I stopped believing some time back. CBT really helped here. Highly recommended.
Yeah homie I know that I thought broadcast but IDK. Schizos are gods manifesting reality through electronic devices and the like. I’d just live your life and know that you are the controller of your own destiny.
I wish I could get there. I don’t know if cbt is available for me. I have a therapist and a day center I can go to. I think I need to go back to the day program.
It wasn’t available to me for years. Got my hands on some books and did it myself.
Right on. 151515
I’ve rented a cbt book in the past from the library. Maybe I can try it out.
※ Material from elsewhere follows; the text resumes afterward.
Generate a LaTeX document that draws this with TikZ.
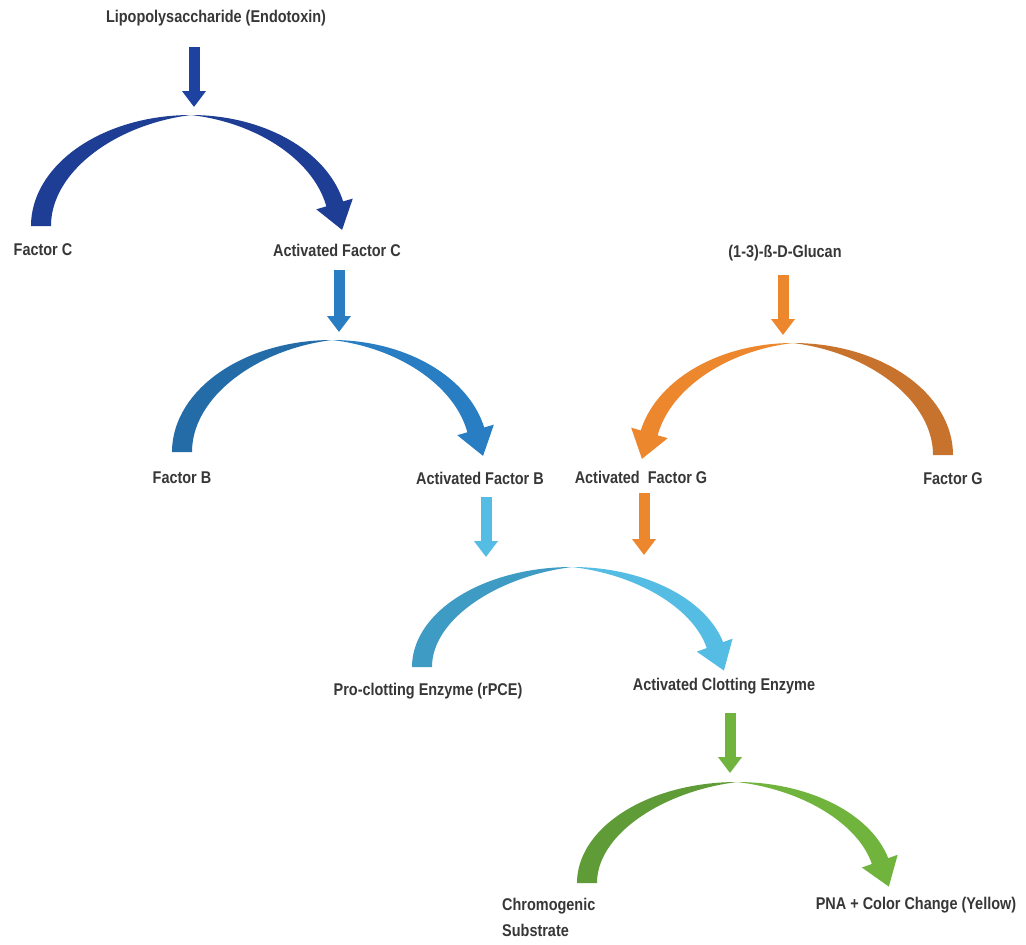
\documentclass[tikz,border=0pt]{standalone}
\usepackage{fontspec}
\setmainfont{Liberation Sans}[FakeStretch=0.85]
\usetikzlibrary{arrows.meta}
\definecolor{txt}{RGB}{55,55,55}
\definecolor{cA}{RGB}{30,62,150}
\definecolor{cAr}{RGB}{30,66,160}
\definecolor{cB}{RGB}{35,108,168}
\definecolor{cBr}{RGB}{40,125,195}
\definecolor{cC}{RGB}{62,155,195}
\definecolor{cCr}{RGB}{85,188,228}
\definecolor{cO}{RGB}{200,115,45}
\definecolor{cOr}{RGB}{236,135,45}
\definecolor{cG}{RGB}{95,155,55}
\definecolor{cGr}{RGB}{112,180,62}
\tikzset{
  lbl/.style={text=txt, font={\fontsize{17}{26}\selectfont\bfseries}, inner sep=0pt},
  downarrow/.style={line width=11pt, -{Triangle[width=23pt,length=16pt]}},
}
% #1 cx, #2 base y, #3 height, #4 tail colour, #5 arrow colour, #6 direction (1 or -1)
\newcommand\swoosh[6]{%
  \begin{scope}[shift={(#1,#2)}, xscale=#6]
    \pgfmathsetmacro\swry{#3}
    \pgfmathsetmacro\swfe{asin(24/\swry)}
    \pgfmathsetmacro\swfs{\swfe-3}
    \pgfmathsetmacro\swPx{147*cos(\swfe)}
    \pgfmathsetmacro\swPy{-(\swry-9)*sin(\swfe)}
    \pgfmathsetmacro\swN{sqrt((147*sin(\swfe))^2+(\swry*cos(\swfe))^2)}
    \pgfmathsetmacro\swdx{147*sin(\swfe)/\swN}
    \pgfmathsetmacro\swdy{\swry*cos(\swfe)/\swN}
    \fill[#4] plot[domain=180:90, samples=60] ({160*cos(\x)}, {-\swry*sin(\x)})
      -- plot[domain=90:180, samples=60]
         ({(160-20*abs(cos(\x)))*cos(\x)}, {-(\swry-20*abs(cos(\x)))*sin(\x)}) -- cycle;
    \fill[#5] plot[domain=90:\swfs, samples=60] ({156*cos(\x)}, {-\swry*sin(\x)})
      -- plot[domain=\swfs:90, samples=60]
         ({(156-18*abs(cos(\x)))*cos(\x)}, {-(\swry-18*abs(cos(\x)))*sin(\x)}) -- cycle;
    \fill[#5] ({\swPx+19*\swdy}, {\swPy-19*\swdx})
      -- ({\swPx+27*\swdx}, {\swPy+27*\swdy})
      -- ({\swPx-19*\swdy}, {\swPy+19*\swdx}) -- cycle;
  \end{scope}}
\begin{document}
\begin{tikzpicture}[x=1pt, y=-1pt]
\useasboundingbox (0,0) rectangle (1026,945);
\fill[white] (0,0) rectangle (1026,945);

% labels
\node[lbl] (lps)  at (216,18)  {Lipopolysaccharide (Endotoxin)};
\node[lbl] (fc)   at (43,250)  {Factor C};
\node[lbl] (afc)  at (337,250) {Activated Factor C};
\node[lbl] (fb)   at (182,478) {Factor B};
\node[lbl] (afb)  at (480,478) {Activated Factor B};
\node[lbl] (glu)  at (785,253) {(1-3)-ß-D-Glucan};
\node[lbl] (afg)  at (641,477) {Activated\ \ Factor G};
\node[lbl] (fg)   at (953,479) {Factor G};
\node[lbl] (pce)  at (428,691) {Pro-clotting Enzyme (rPCE)};
\node[lbl] (ace)  at (724,686) {Activated Clotting Enzyme};
\node[lbl, align=left, anchor=north west] (chs) at (502,898) {Chromogenic\\Substrate};
\node[lbl] (pna)  at (916,905) {PNA + Color Change (Yellow)};

% swooshes
\swoosh{191}{226}{111}{cA}{cA}{1}
\swoosh{332}{452}{112}{cB}{cBr}{1}
\swoosh{572}{667}{100}{cC}{cCr}{1}
\swoosh{793}{455}{112}{cO}{cOr}{-1}
\swoosh{737}{883}{101}{cG}{cGr}{1}

% down arrows
\coordinate (d1s) at (194,47);  \coordinate (d1e) at (194,107);
\coordinate (d2s) at (339,270); \coordinate (d2e) at (339,332);
\coordinate (d3s) at (783,275); \coordinate (d3e) at (783,335);
\coordinate (d4s) at (486,497); \coordinate (d4e) at (486,557);
\coordinate (d5s) at (644,493); \coordinate (d5e) at (644,555);
\coordinate (d6s) at (730,713); \coordinate (d6e) at (730,773);
\draw[downarrow, cAr] (d1s) -- (d1e);
\draw[downarrow, cBr] (d2s) -- (d2e);
\draw[downarrow, cOr] (d3s) -- (d3e);
\draw[downarrow, cCr] (d4s) -- (d4e);
\draw[downarrow, cOr] (d5s) -- (d5e);
\draw[downarrow, cGr] (d6s) -- (d6e);
\end{tikzpicture}
\end{document}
Learn to deal with it.
I personally don’t believe the voices are real people.
How can I have evidence?
Well… When you dream a dream it feels real too.
But it’s not.
Or for example I heard alive ppls voices but they didn’t know what I was talking about when I mentioned it to them… Because it wasn’t them speaking to me in reality.
Yeah one night I actively listened to my voices. When my sister and a friend came back the dude asked what is going on. I felt more real, but I was off somehow. Like I assumed they were like me when in reality I was I guess kinda in a different space.
It kind of difficult to say which are voices and which are my thoughts. I would say the psychiatry drove me that insane that i actual had auditory hallucinations. After 53 years of living in my head i am confident how i think. I doubt myself alot and what i think is sometimes just negative selftalk. I do mindfulness, it takes a little bit of effort, but it pays in stressful situations.
The feeling of being watched never ceases for me, on or off meds. I still believe it to be true, because I hear whispers and voices around me. I have to realize that I am ill, but I have hard time accepting this, because I want to have a future like everyone else and live unencumbered without having to think what the voices might think about what I want to do.
I often explain to my voices what I want to do, as if I am being cross examined the whole day long. No way to live like this… living under complete surveillance. No privacy. Nowhere.
It is easy to dismiss this, but for me it feels like a reality that I cannot seem to shake. Meds don’t alleviate it.
You brought up acceptance. I don’t really know what “accepting” the illness means. My therapist has reminded me that it’s a brain disease for the very reason of acceptance. Still struggle with what goes on around me. At this point my family has accepted it more than I can seem to understand.
I guess acceptance for me could mean quit trying to constantly fix stuff or fight stuff. Idk I’m working on it. Or just try to accept the way things are.